Momentum around a new billionaire tax has been growing among economists (see our interview earlier this year with Nobel laureate Esther Duflo). And it has won the support of the Brazilian government, which is currently chairing the G20 group. Last month, a meeting of G20 finance ministers and central bank governors agreed to increase efforts around “effective taxation, including of ultra-high-net-worth individuals”.

Brazil now wants to reinforce that commitment through a joint statement from national leaders, to be issued at a meeting that begins today in Rio de Janeiro. But Argentina’s President Javier Milei — who has already recalled Argentine negotiators from COP29 and is a close ally of US president-elect Donald Trump — is threatening to block the agreement on tax. The re-election of Trump, who has consistently backed lower taxes on companies and wealthy individuals, has put international efforts around co-ordinated corporate taxation “in peril”, according to tax experts.

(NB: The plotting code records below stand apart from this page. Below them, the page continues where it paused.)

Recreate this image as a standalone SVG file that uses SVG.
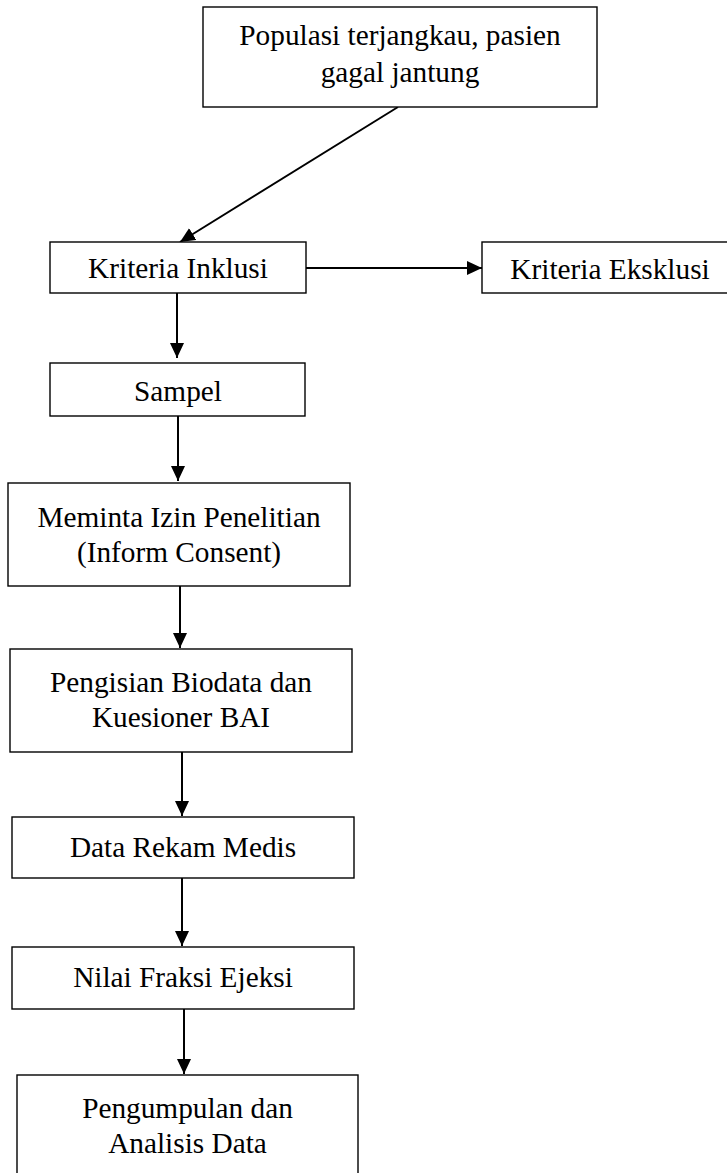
<svg xmlns="http://www.w3.org/2000/svg" width="727" height="1173" viewBox="0 0 727 1173">
  <style>
    .box { fill: #ffffff; stroke: #000000; stroke-width: 1.4; }
    .lbl { font-family: "Liberation Serif", "Times New Roman", serif; font-size: 29.3px; fill: #000000; text-anchor: middle; }
    .edge { stroke: #000000; stroke-width: 2; fill: none; marker-end: url(#arrow); }
  </style>
  <defs>
    <marker id="arrow" markerUnits="userSpaceOnUse" markerWidth="16" markerHeight="14" refX="15" refY="7" orient="auto">
      <path d="M0,0 L15,7 L0,14 Z" fill="#000000"/>
    </marker>
  </defs>
  <rect width="727" height="1173" fill="#ffffff"/>

  <g id="connectors">
    <line class="edge" x1="398" y1="107" x2="180" y2="242"/>
    <line class="edge" x1="306" y1="268" x2="482" y2="268"/>
    <line class="edge" x1="177" y1="293" x2="177" y2="358"/>
    <line class="edge" x1="178" y1="416" x2="178" y2="481"/>
    <line class="edge" x1="180" y1="586" x2="180" y2="648"/>
    <line class="edge" x1="182" y1="752" x2="182" y2="816"/>
    <line class="edge" x1="182" y1="878" x2="182" y2="946"/>
    <line class="edge" x1="184" y1="1009" x2="184" y2="1074"/>
  </g>

  <g id="node-populasi">
    <rect class="box" x="203" y="7" width="394" height="100"/>
    <text class="lbl" x="400" y="45">Populasi terjangkau, pasien</text>
    <text class="lbl" x="400" y="82">gagal jantung</text>
  </g>

  <g id="node-inklusi">
    <rect class="box" x="50" y="242" width="256" height="51"/>
    <text class="lbl" x="178" y="278">Kriteria Inklusi</text>
  </g>

  <g id="node-eksklusi">
    <rect class="box" x="482" y="242" width="250" height="51"/>
    <text class="lbl" x="610" y="279">Kriteria Eksklusi</text>
  </g>

  <g id="node-sampel">
    <rect class="box" x="50" y="363" width="255" height="53"/>
    <text class="lbl" x="178" y="401">Sampel</text>
  </g>

  <g id="node-izin">
    <rect class="box" x="8" y="483" width="342" height="103"/>
    <text class="lbl" x="179" y="527">Meminta Izin Penelitian</text>
    <text class="lbl" x="179" y="562">(Inform Consent)</text>
  </g>

  <g id="node-biodata">
    <rect class="box" x="10" y="649" width="342" height="103"/>
    <text class="lbl" x="181" y="692">Pengisian Biodata dan</text>
    <text class="lbl" x="181" y="727">Kuesioner BAI</text>
  </g>

  <g id="node-rekam">
    <rect class="box" x="12" y="817" width="342" height="61"/>
    <text class="lbl" x="183" y="857">Data Rekam Medis</text>
  </g>

  <g id="node-fraksi">
    <rect class="box" x="12" y="947" width="342" height="62"/>
    <text class="lbl" x="183" y="987">Nilai Fraksi Ejeksi</text>
  </g>

  <g id="node-analisis">
    <rect class="box" x="17" y="1075" width="341" height="110"/>
    <text class="lbl" x="187.5" y="1118">Pengumpulan dan</text>
    <text class="lbl" x="187.5" y="1153">Analisis Data</text>
  </g>
</svg>
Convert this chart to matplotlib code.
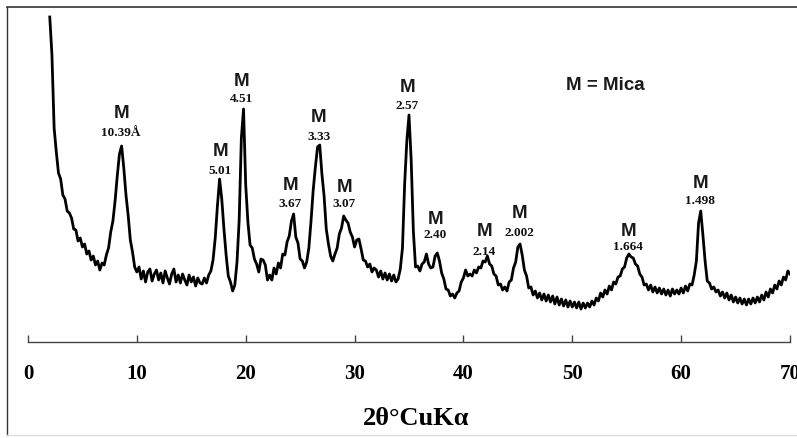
import numpy as np
import matplotlib
matplotlib.use("Agg")
import matplotlib.pyplot as plt
from matplotlib.lines import Line2D

# XRD trace (intensity in arbitrary units, 0.2 deg steps from 2 to 70)
intensity = [
    325, 287, 214, 190, 169, 163, 147, 143, 131, 129,
    124, 113, 112, 101, 104, 95, 98, 88, 91, 82,
    86, 77, 81, 72, 79, 77, 87, 94, 110, 121,
    141, 166, 188, 196, 174, 147, 127, 102, 90, 75,
    70, 75, 63, 71, 60, 70, 73, 61, 68, 72,
    62, 69, 59, 71, 64, 58, 68, 73, 60, 67,
    59, 68, 62, 57, 67, 60, 65, 56, 64, 59,
    58, 64, 59, 67, 71, 82, 104, 136, 163, 143,
    113, 87, 66, 60, 51, 57, 80, 122, 204, 233,
    157, 120, 97, 94, 83, 78, 70, 83, 82, 77,
    62, 67, 62, 74, 68, 79, 74, 88, 87, 100,
    106, 121, 128, 105, 99, 83, 81, 74, 80, 94,
    121, 152, 175, 195, 197, 168, 146, 113, 98, 86,
    81, 88, 94, 108, 114, 126, 122, 119, 110, 105,
    95, 102, 103, 93, 82, 81, 75, 78, 70, 74,
    72, 65, 71, 63, 69, 62, 68, 61, 67, 60,
    63, 73, 94, 158, 201, 227, 182, 111, 75, 76,
    71, 78, 80, 88, 78, 74, 75, 86, 89, 81,
    69, 63, 53, 52, 46, 48, 44, 49, 51, 60,
    64, 72, 66, 68, 66, 72, 69, 75, 74, 81,
    80, 86, 78, 76, 68, 66, 57, 58, 52, 55,
    51, 60, 62, 74, 80, 95, 98, 87, 72, 66,
    54, 55, 47, 51, 44, 49, 42, 48, 41, 47,
    40, 46, 38, 45, 37, 43, 36, 42, 35, 41,
    35, 40, 34, 40, 33, 39, 34, 39, 35, 41,
    37, 44, 41, 49, 45, 52, 48, 56, 52, 60,
    58, 65, 66, 73, 75, 84, 88, 85, 84, 78,
    76, 68, 65, 57, 58, 52, 57, 50, 55, 49,
    54, 48, 53, 47, 52, 46, 53, 48, 52, 48,
    54, 49, 56, 51, 58, 57, 67, 81, 119, 131,
    107, 81, 61, 59, 53, 55, 50, 52, 46, 50,
    44, 49, 42, 47, 40, 45, 39, 44, 38, 43,
    37, 43, 38, 44, 39, 45, 40, 47, 42, 50,
    45, 53, 49, 57, 53, 61, 57, 65, 62, 71,
    68,
]
two_theta = np.linspace(2.0, 70.0, len(intensity))

# mica peaks and their d-spacings
peak_2theta = [8.55, 17.65, 19.62, 24.08, 26.7, 29.04, 34.83, 37.4, 41.9, 45.13, 55.15, 61.76]
d_labels = ["10.39Å", "5.01", "4.51", "3.67", "3.33", "3.07", "2.57", "2.40", "2.14", "2.002", "1.664", "1.498"]
m_y = [230, 191, 261, 158, 225, 156, 255, 124, 111, 130, 111, 160]
d_y = [210, 172, 244, 139, 206, 139, 237, 108, 91, 110, 96, 142]

xticks = [0, 10, 20, 30, 40, 50, 60, 70]

W, H = 797, 439
fig = plt.figure(figsize=(W / 100, H / 100), dpi=100)
ax = fig.add_axes([28 / W, (H - 343) / H, (790 - 28) / W, 333 / H])

ax.plot(two_theta, intensity, color="black", lw=2.0)

for x, lab, ym, yd in zip(peak_2theta, d_labels, m_y, d_y):
    ax.text(x, ym, "M", ha="center", va="center", fontsize=13.5,
            fontweight="bold", family="Liberation Sans", color="#1a1a1a")
    ax.text(x, yd, lab, ha="center", va="center", fontsize=9.5,
            fontweight="bold", family="Liberation Serif", color="#111111")

ax.text(53.0, 258, "M = Mica", ha="center", va="center", fontsize=13.5,
        fontweight="bold", family="Liberation Sans", color="#1a1a1a")

ax.set_xlim(0, 70)
ax.set_ylim(0, 333)
ax.set_xticks(xticks)
ax.set_yticks([])
for s in ["left", "right", "top"]:
    ax.spines[s].set_visible(False)
ax.spines["bottom"].set_color("#444444")
ax.spines["bottom"].set_linewidth(1.0)
ax.tick_params(axis="x", direction="in", length=5, width=1, color="#444444", pad=15)
for t in ax.get_xticklabels():
    t.set_family("Liberation Serif")
    t.set_fontweight("bold")
    t.set_fontsize(15)

ax.set_xlabel("2θ°CuKα", family="Liberation Serif", fontweight="bold", fontsize=19)
ax.xaxis.set_label_coords((416 - 28) / 762, (343 - 407) / 333)

# thin frame round the picture
fig.add_artist(Line2D([7 / W, 1], [1 - 8 / H, 1 - 8 / H], color="#333333", lw=1.2))
fig.add_artist(Line2D([7 / W, 7 / W], [1 - 8 / H, 1 - 436 / H], color="#333333", lw=1.0))
fig.add_artist(Line2D([7 / W, 1], [1 - 436 / H, 1 - 436 / H], color="#dddddd", lw=1.0))

fig.savefig("out.png", dpi=100)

The stand-off raises the potential for competing “axes of taxes” — with a coalition of countries pushing to advance global co-ordination on minimum tax levels, while Trump and others try to undermine it. The growing support from governments for the GSLTF suggests it may yet make headway with its proposals — but the Trump presidency will put this enthusiasm to the test.

For some advocates of this agenda, an overhaul of tax systems will be indispensable if the world is to achieve its climate goals.

“This is one of the most powerful tools that governments have,” Colombian environment minister Susana Muhamad told me. Tax changes would shift the economic incentives to align with lower-emissions trajectories, as well as providing a “consistent, predictable” source of finance for global climate action, she said. “We need more public finance,” Muhamad added, “and the way governments get public finance is through taxes.”

Quote of the day 

Over the last few days, some people have doubted whether collectively we can deliver. It’s time for the negotiators to start proving them wrong.